Real-life case – Indebted, a Young Couple Will Wait Before Starting their Family
During his studies, 29-year-old Benoît accumulated debts of over $30,000. Today, with his partner Christine, he would like to start a family and buy a house. But is it the right time?
Originally from Bas-Saint-Laurent, Benoît spent 6 years in Montreal for his college and university studies. Even though he worked to make ends meet, he took out a student loan, which now has a balance of $19,000. He also used his credit cards, accumulating a total of $12,000 in debt. As for Christine, her line of credit amounts to $10,000. So, the young couple is dealing with a total debt of $41,000.
Purchasing a Home
Because they have jobs and earn $47,000 and $40,000 annually, respectively, Benoît and Christine are not overly worried about the future. In fact, their debt-to-income ratio is 35%, which is still within a reasonable limit. However, they would like to have a child and buy a house. «Their home purchase plan will increase their debt, while Christine’s parental leave will reduce the family income», warns Pierre Fortin, licensed insolvency trustee, president of Jean Fortin et Associés. Therefore, the couple would like to know the best time to realize their property acquisition plan and how to free themselves from their debts.
Delaying the Purchase
Buying a house is expensive, now more than ever, and entails significant additional costs, such as notary fees, transfer tax (welcome tax), moving expenses, furniture and appliance purchases, etc. If they also move away from their workplace, they will have to spend more on transportation and potentially buy a vehicle. The arrival of a baby, especially the first child, also brings additional expenses.

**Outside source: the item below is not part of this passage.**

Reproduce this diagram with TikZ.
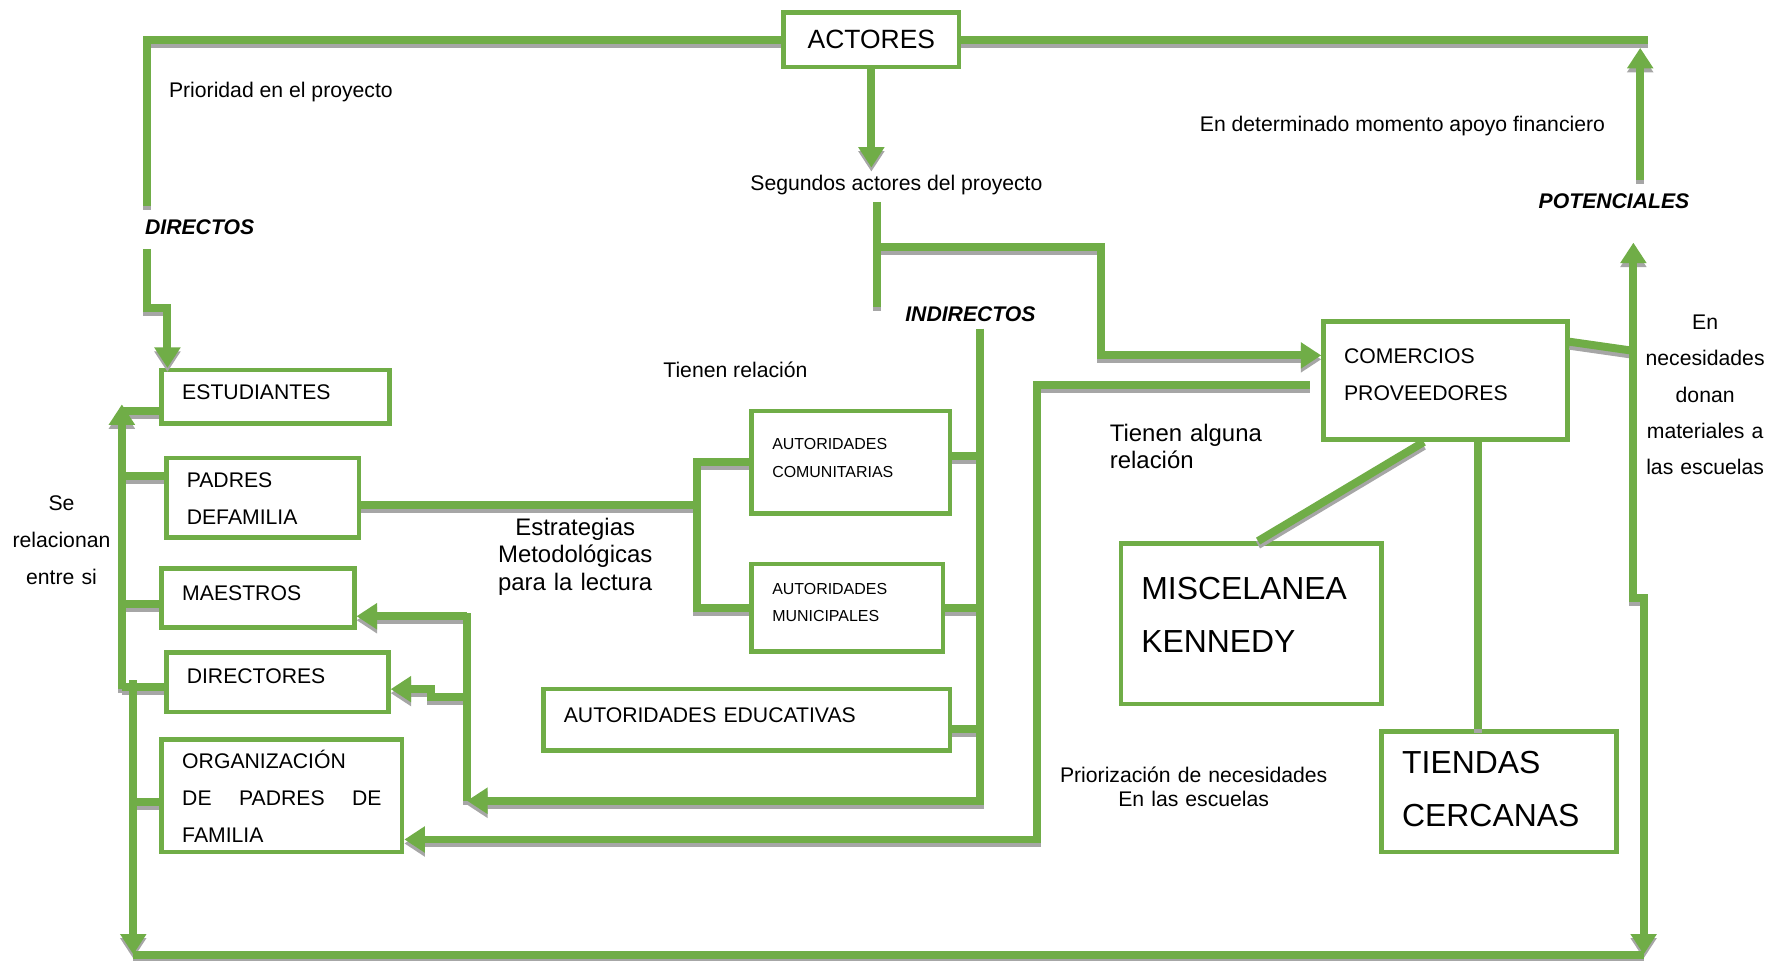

Adding to this the decrease in income caused by parental leave, Benoît and Christine could find themselves in a difficult financial situation and see their debt-to-income ratio skyrocket. «Therefore, I would recommend that they wait until the end of the parental leave before realizing their home purchase plan», advises Pierre Fortin.
In the meantime, Benoît can take the opportunity to reduce his debt. How? By consolidating his credit card debts with a personal loan. This will allow him to lower the interest rates from 20% to 12% and repay the debt more quickly: he will pay $265 monthly for 60 months and save $2,700 in interest fees. His debt-to-income ratio will also decrease from 35% to 33%.

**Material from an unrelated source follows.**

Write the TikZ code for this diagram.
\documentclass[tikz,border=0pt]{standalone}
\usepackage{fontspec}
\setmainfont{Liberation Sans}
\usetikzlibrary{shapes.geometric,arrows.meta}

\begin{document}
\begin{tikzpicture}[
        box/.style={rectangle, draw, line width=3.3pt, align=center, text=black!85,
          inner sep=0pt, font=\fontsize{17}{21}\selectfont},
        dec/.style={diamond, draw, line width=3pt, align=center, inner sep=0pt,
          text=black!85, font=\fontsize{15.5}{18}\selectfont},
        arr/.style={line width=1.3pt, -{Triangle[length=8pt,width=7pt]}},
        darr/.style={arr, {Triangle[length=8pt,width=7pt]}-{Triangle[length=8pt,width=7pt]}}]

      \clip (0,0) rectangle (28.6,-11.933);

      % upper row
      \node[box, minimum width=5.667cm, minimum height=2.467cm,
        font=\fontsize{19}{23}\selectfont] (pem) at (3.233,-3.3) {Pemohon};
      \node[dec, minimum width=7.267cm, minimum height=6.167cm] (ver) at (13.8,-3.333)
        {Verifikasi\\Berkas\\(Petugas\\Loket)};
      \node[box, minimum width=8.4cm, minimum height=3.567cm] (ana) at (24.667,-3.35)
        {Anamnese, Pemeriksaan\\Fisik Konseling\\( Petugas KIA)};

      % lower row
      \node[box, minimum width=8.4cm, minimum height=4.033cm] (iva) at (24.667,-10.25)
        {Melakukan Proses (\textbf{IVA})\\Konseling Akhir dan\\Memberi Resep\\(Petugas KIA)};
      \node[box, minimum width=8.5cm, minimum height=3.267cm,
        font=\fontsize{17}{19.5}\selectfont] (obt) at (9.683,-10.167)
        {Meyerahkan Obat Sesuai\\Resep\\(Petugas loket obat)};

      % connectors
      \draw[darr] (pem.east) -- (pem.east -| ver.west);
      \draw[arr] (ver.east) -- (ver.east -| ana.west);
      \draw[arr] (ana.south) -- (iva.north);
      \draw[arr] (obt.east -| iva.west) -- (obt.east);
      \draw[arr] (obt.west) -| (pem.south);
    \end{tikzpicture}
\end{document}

Should he adopt the same strategy for his student loan? «This type of loan cannot be consolidated because it benefits from a guarantee from the Government of Quebec, which the bank would not want to lose by granting a consolidation loan. In any case, student loans have lower interest rates (around 4%) than personal loans, making consolidation less beneficial», mentions Pierre Fortin.
As for Christine, her line of credit has an interest rate of 8%, and again, it is better to keep it rather than consolidating it with a personal loan at an average interest rate of 12%.
Before putting their plan into action, Benoît and Christine should stabilize their finances and build a financial cushion to handle unforeseen expenses.
They should aim for a reasonable mortgage that fits their budget and doesn’t force them to tighten their belts or give up all the little pleasures of life, such as dining out, going out, and vacations.
The danger of a line of credit lies in the fact that the consumer is only required to pay the interest amount. Under such conditions, there is a strong temptation to pay only the minimum amount, resulting in a debt that never decreases!